Daboll became the first Giants coach to win his debut with the team since Ben McAdoo in 2016. He was the first Giants coach to win five of his first six games since Reeves in 1993, and his 6-1 start was the best for a coach in his first Giants season since LeRoy Andrews was 6-0-1 in 1929.
In the first five weeks of the season, the Giants defeated Tennessee and Green Bay, the 2021 No. 1 playoff seeds in their respective conferences.
Daboll is the fifth coach in Giants history to lead the team to the playoffs in his debut season, joining Sherman (1961), Reeves (1993), Fassel (1997) and McAdoo (2016).
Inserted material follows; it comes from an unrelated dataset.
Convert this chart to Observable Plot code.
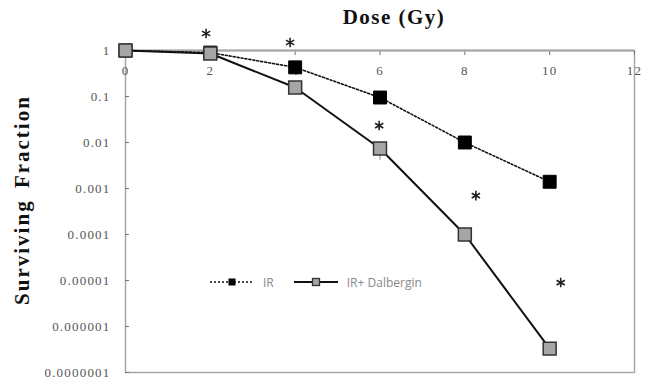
<!DOCTYPE html>
<html><head><meta charset="utf-8">
<script src="https://cdn.jsdelivr.net/npm/d3@7"></script>
<script src="https://cdn.jsdelivr.net/npm/@observablehq/plot@0.6"></script>
<style>
body{margin:0;background:#fff;}
#wrap{position:relative;width:646px;height:382px;overflow:hidden;}
#title{position:absolute;top:5px;left:294px;width:200px;text-align:center;font:bold 21px "Liberation Serif",serif;color:#111;letter-spacing:1.5px;}
#ytitle{position:absolute;left:23px;top:200px;width:260px;margin-left:-130px;margin-top:-13px;height:26px;line-height:26px;text-align:center;transform:rotate(-90deg);font:bold 21px "Liberation Serif",serif;color:#111;letter-spacing:2px;word-spacing:4px;white-space:nowrap;}
#chart{position:absolute;top:30px;left:0;}
#chart svg text{font-family:"Liberation Serif",serif !important;font-size:13px;letter-spacing:1.2px;}
#legend{position:absolute;top:274px;left:210px;font:12px "Open Sans",sans-serif;color:#8a8a8a;display:flex;align-items:center;height:16px;}
#legend span{margin-left:9px;}
</style></head><body>
<div id="wrap">
  <div id="chart"></div>
  <div id="title">Dose (Gy)</div>
  <div id="ytitle">Surviving Fraction</div>
  <div id="legend"></div>
</div>
<script>
const doses = [0, 2, 4, 6, 8, 10];
const irValues = [1, 0.9, 0.43, 0.095, 0.01, 0.0014];
const dalValues = [1, 0.86, 0.157, 0.0074, 0.0001, 3.3e-7];
const dalErrLow = [null, null, null, 0.0041, null, null];
const starDoses = [1.9, 3.88, 5.98, 8.26, 10.26];
const starValues = [2.34, 1.49, 0.0233, 0.0007, 9e-6];
const xTicks = [0, 2, 4, 6, 8, 10, 12];
const yTicks = [1, 0.1, 0.01, 0.001, 0.0001, 0.00001, 0.000001, 0.0000001];
const yTickLabels = ["1", "0.1", "0.01", "0.001", "0.0001", "0.00001", "0.000001", "0.0000001"];
const seriesNames = ["IR", "IR+ Dalbergin"];

const irRows = doses.map((d, i) => ({dose: d, value: irValues[i], series: seriesNames[0]}));
const dalRows = doses.map((d, i) => ({dose: d, value: dalValues[i], low: dalErrLow[i], series: seriesNames[1]}));
const starRows = starDoses.map((d, i) => ({dose: d, value: starValues[i]}));

const chart = Plot.plot({
  width: 646, height: 352,
  marginTop: 20, marginBottom: 10, marginLeft: 125, marginRight: 12,
  style: {fontFamily: "Liberation Serif", fontSize: "13px", color: "#555", background: "transparent", overflow: "visible"},
  x: {type: "linear", domain: [0, 12]},
  y: {type: "log", domain: [1e-7, 1]},
  marks: [
    Plot.frame({stroke: "#a6a6a6", strokeWidth: 1.5}),
    Plot.axisX({anchor: "top", ticks: xTicks, tickSize: -4, tickPadding: -16, lineAnchor: "middle", stroke: "#777", fill: "#555", label: null}),
    Plot.axisY({anchor: "left", ticks: yTicks, tickFormat: d => yTickLabels[yTicks.indexOf(d)], tickSize: -4, tickPadding: 19, stroke: "#777", fill: "#555", label: null}),
    Plot.ruleY([1], {stroke: "#a6a6a6", strokeWidth: 2}),
    Plot.line(irRows, {x: "dose", y: "value", stroke: "#111", strokeWidth: 1.6, strokeDasharray: "2,2"}),
    Plot.line(dalRows, {x: "dose", y: "value", stroke: "#111", strokeWidth: 2}),
    Plot.ruleX(dalRows.filter(d => d.low != null), {x: "dose", y1: "value", y2: "low", stroke: "#999", strokeWidth: 1.2}),
    Plot.dot(irRows, {x: "dose", y: "value", symbol: "square", r: 7.3, fill: "#000", stroke: "#000", strokeWidth: 1}),
    Plot.dot(dalRows, {x: "dose", y: "value", symbol: "square", r: 7.3, fill: "#a6a6a6", stroke: "#333", strokeWidth: 1.5}),
    Plot.dot(starRows, {x: "dose", y: "value", symbol: "asterisk", r: 4.5, stroke: "#222", strokeWidth: 1.6})
  ]
});
document.getElementById("chart").appendChild(chart);

const legend = document.getElementById("legend");
legend.innerHTML = `
<svg width="44" height="12"><line x1="0" y1="6" x2="44" y2="6" stroke="#111" stroke-width="1.5" stroke-dasharray="2,2"/><rect x="18.5" y="2.5" width="7" height="7" fill="#000"/></svg>
<span>${seriesNames[0]}</span>
<svg width="44" height="12" style="margin-left:20px"><line x1="0" y1="6" x2="44" y2="6" stroke="#111" stroke-width="2"/><rect x="18.5" y="2.5" width="7" height="7" fill="#a6a6a6" stroke="#333" stroke-width="1.3"/></svg>
<span>${seriesNames[1]}</span>`;
</script>
</body></html>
Rookie coach Earl Potteiger led the Giants to the 1927 NFL championship in the era before playoffs.
Daboll was one of three first-year head coaches to lead his team to the postseason in 2022, joining Minnesota's Kevin O'Connell and Miami's Mike McDaniel. Daboll was the only one of the three to advance to the divisional round, and he did so with a Giants victory against O'Connell's Vikings.
Daboll was the first Giants coach to win his postseason debut since Reeves in 1993. He joined Jim Lee Howell, Ray Perkins, Parcells and Reeves as Giants coaches who were victorious in their first playoff game.
The Giants' season ended on Jan. 21 with a loss to NFC champion Philadelphia in a divisional playoff game.
Receiving the Coach of the Year award was not the only, or even the greatest, highlight of Daboll's evening. He also had the opportunity to re-connect with Buffalo safety Damar Hamlin, who has made a remarkable recovery since suffering cardiac arrest during a game in Cincinnati on Jan. 2. Hamlin delivered an emotional speech at NFL Honors with the medical staffs of the Bills and Bengals and physicians and nurses from the University of Cincinnati Medical Center standing behind him.
Daboll and Hamlin worked together in Buffalo in 2021.
"I just talked to him," Daboll said after taking the stage for his news conference. "I said, 'Hey man. Love you, buddy. So proud of you. And glad you're doing okay.'
"I thank God every day that he's supposedly healed. To come through something like that, tremendous young man. And he's come back here to talk to y'all, and I got to see him here in the back. So, that was a special moment."